### Task goal
Pictures in the listing should not be copied. Reproduce, word for word, each line from the one holding "The picture is" through the final line.

### Material for this task
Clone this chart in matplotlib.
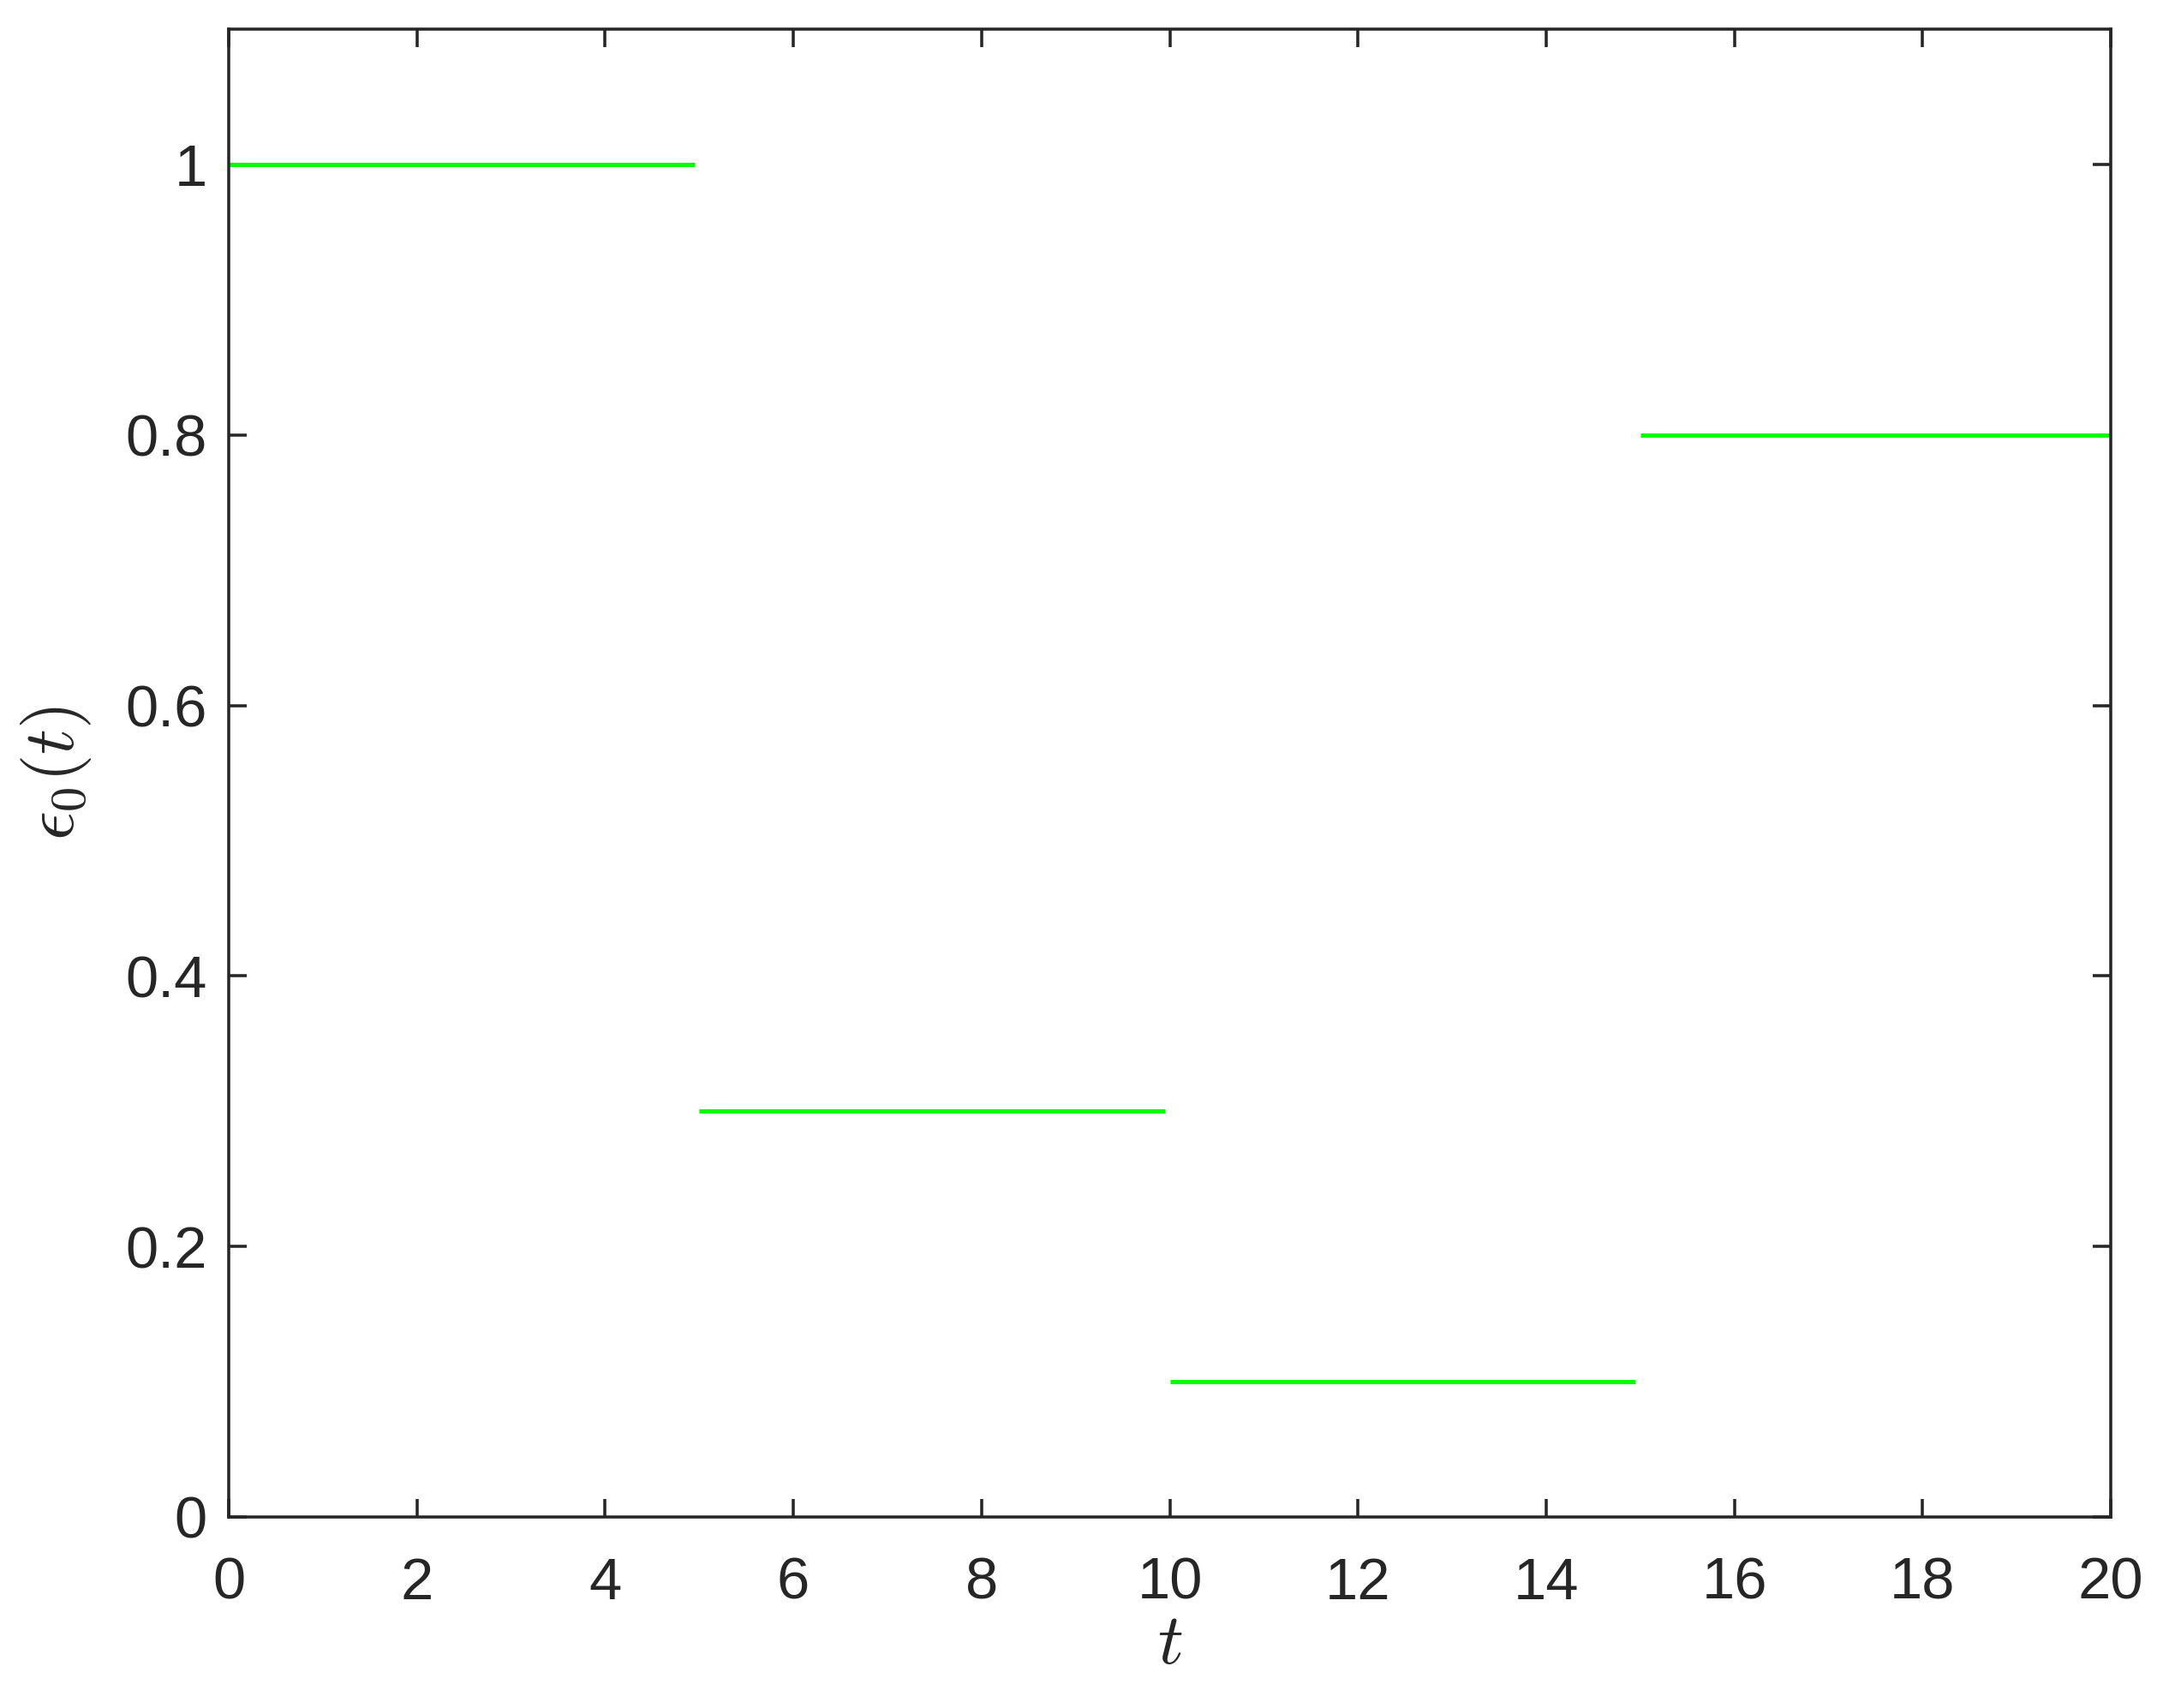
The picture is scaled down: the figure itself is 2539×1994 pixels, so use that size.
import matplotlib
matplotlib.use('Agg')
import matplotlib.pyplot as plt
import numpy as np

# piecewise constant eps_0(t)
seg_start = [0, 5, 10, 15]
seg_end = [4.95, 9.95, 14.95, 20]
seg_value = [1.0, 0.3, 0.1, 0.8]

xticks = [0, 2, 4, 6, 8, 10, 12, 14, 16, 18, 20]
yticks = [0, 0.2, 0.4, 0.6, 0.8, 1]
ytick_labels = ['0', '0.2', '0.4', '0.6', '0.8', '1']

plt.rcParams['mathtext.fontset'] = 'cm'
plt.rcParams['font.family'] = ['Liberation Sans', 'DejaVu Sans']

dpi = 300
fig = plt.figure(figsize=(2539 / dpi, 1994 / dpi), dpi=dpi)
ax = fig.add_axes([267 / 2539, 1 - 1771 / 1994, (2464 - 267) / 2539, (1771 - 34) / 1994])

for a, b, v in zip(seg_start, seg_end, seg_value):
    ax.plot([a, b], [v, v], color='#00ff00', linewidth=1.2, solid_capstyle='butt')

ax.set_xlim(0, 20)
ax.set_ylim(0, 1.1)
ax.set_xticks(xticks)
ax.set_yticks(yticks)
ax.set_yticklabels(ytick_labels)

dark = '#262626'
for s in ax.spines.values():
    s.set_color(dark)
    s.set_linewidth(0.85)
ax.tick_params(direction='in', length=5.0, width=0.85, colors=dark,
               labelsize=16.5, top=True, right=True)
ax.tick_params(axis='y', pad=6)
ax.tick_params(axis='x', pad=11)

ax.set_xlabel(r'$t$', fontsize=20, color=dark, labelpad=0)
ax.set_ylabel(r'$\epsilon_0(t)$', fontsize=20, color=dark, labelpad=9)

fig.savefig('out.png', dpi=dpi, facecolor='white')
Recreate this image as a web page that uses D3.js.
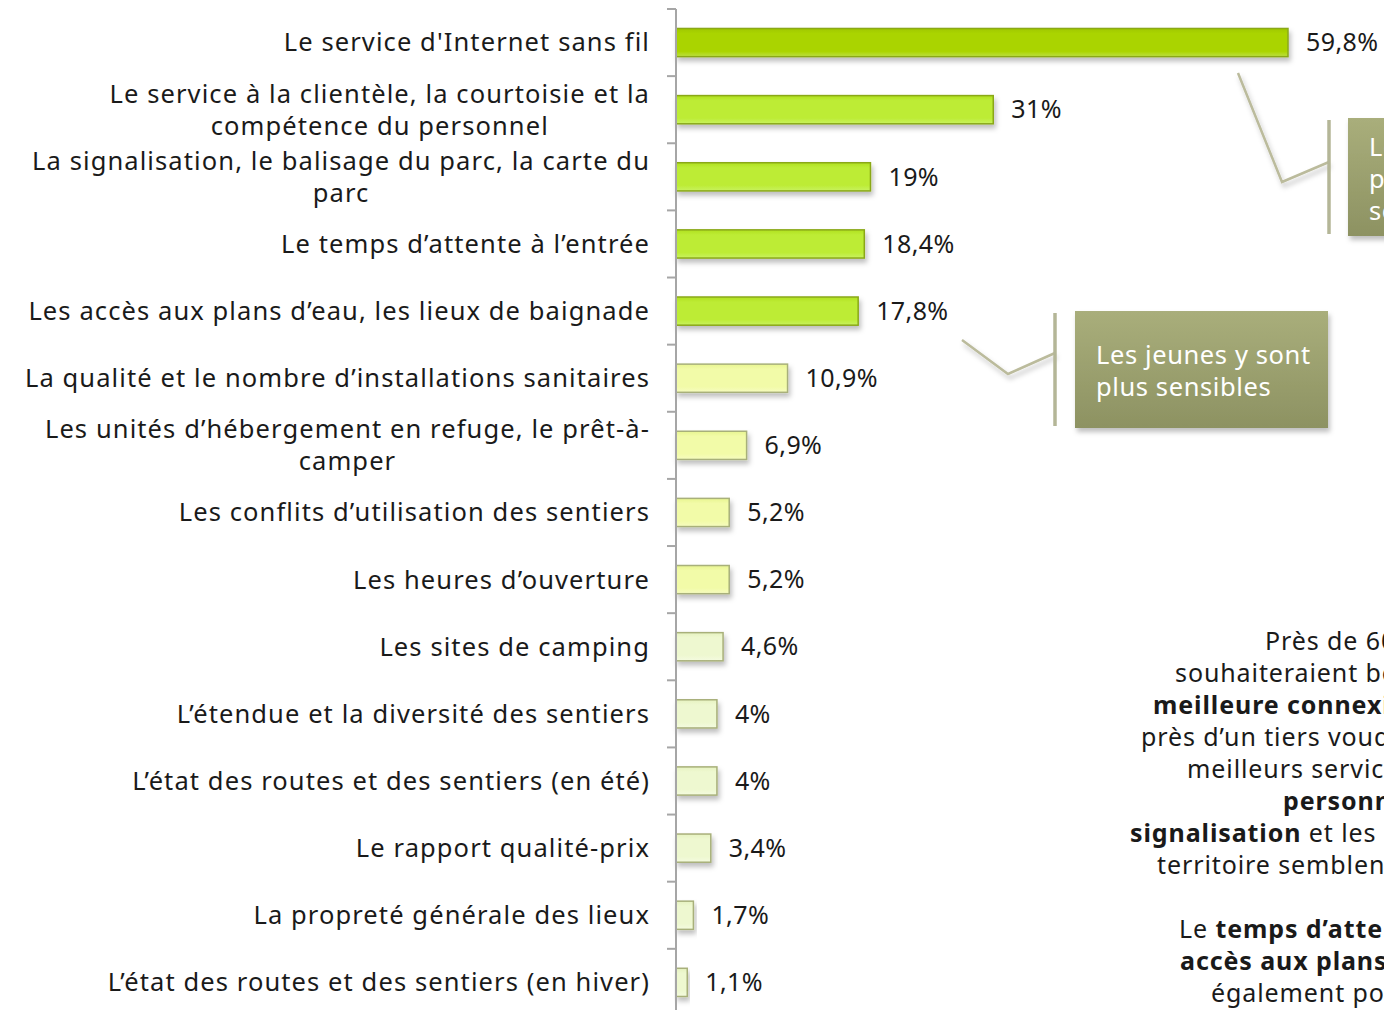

### Written solution
The picture is scaled down: the figure itself is 2539×1994 pixels, so use that size.
import matplotlib
matplotlib.use('Agg')
import matplotlib.pyplot as plt
import numpy as np

# piecewise constant eps_0(t)
seg_start = [0, 5, 10, 15]
seg_end = [4.95, 9.95, 14.95, 20]
seg_value = [1.0, 0.3, 0.1, 0.8]

xticks = [0, 2, 4, 6, 8, 10, 12, 14, 16, 18, 20]
yticks = [0, 0.2, 0.4, 0.6, 0.8, 1]
ytick_labels = ['0', '0.2', '0.4', '0.6', '0.8', '1']

plt.rcParams['mathtext.fontset'] = 'cm'
plt.rcParams['font.family'] = ['Liberation Sans', 'DejaVu Sans']

dpi = 300
fig = plt.figure(figsize=(2539 / dpi, 1994 / dpi), dpi=dpi)
ax = fig.add_axes([267 / 2539, 1 - 1771 / 1994, (2464 - 267) / 2539, (1771 - 34) / 1994])

for a, b, v in zip(seg_start, seg_end, seg_value):
    ax.plot([a, b], [v, v], color='#00ff00', linewidth=1.2, solid_capstyle='butt')

ax.set_xlim(0, 20)
ax.set_ylim(0, 1.1)
ax.set_xticks(xticks)
ax.set_yticks(yticks)
ax.set_yticklabels(ytick_labels)

dark = '#262626'
for s in ax.spines.values():
    s.set_color(dark)
    s.set_linewidth(0.85)
ax.tick_params(direction='in', length=5.0, width=0.85, colors=dark,
               labelsize=16.5, top=True, right=True)
ax.tick_params(axis='y', pad=6)
ax.tick_params(axis='x', pad=11)

ax.set_xlabel(r'$t$', fontsize=20, color=dark, labelpad=0)
ax.set_ylabel(r'$\epsilon_0(t)$', fontsize=20, color=dark, labelpad=9)

fig.savefig('out.png', dpi=dpi, facecolor='white')
Recreate this image as a web page that uses D3.js.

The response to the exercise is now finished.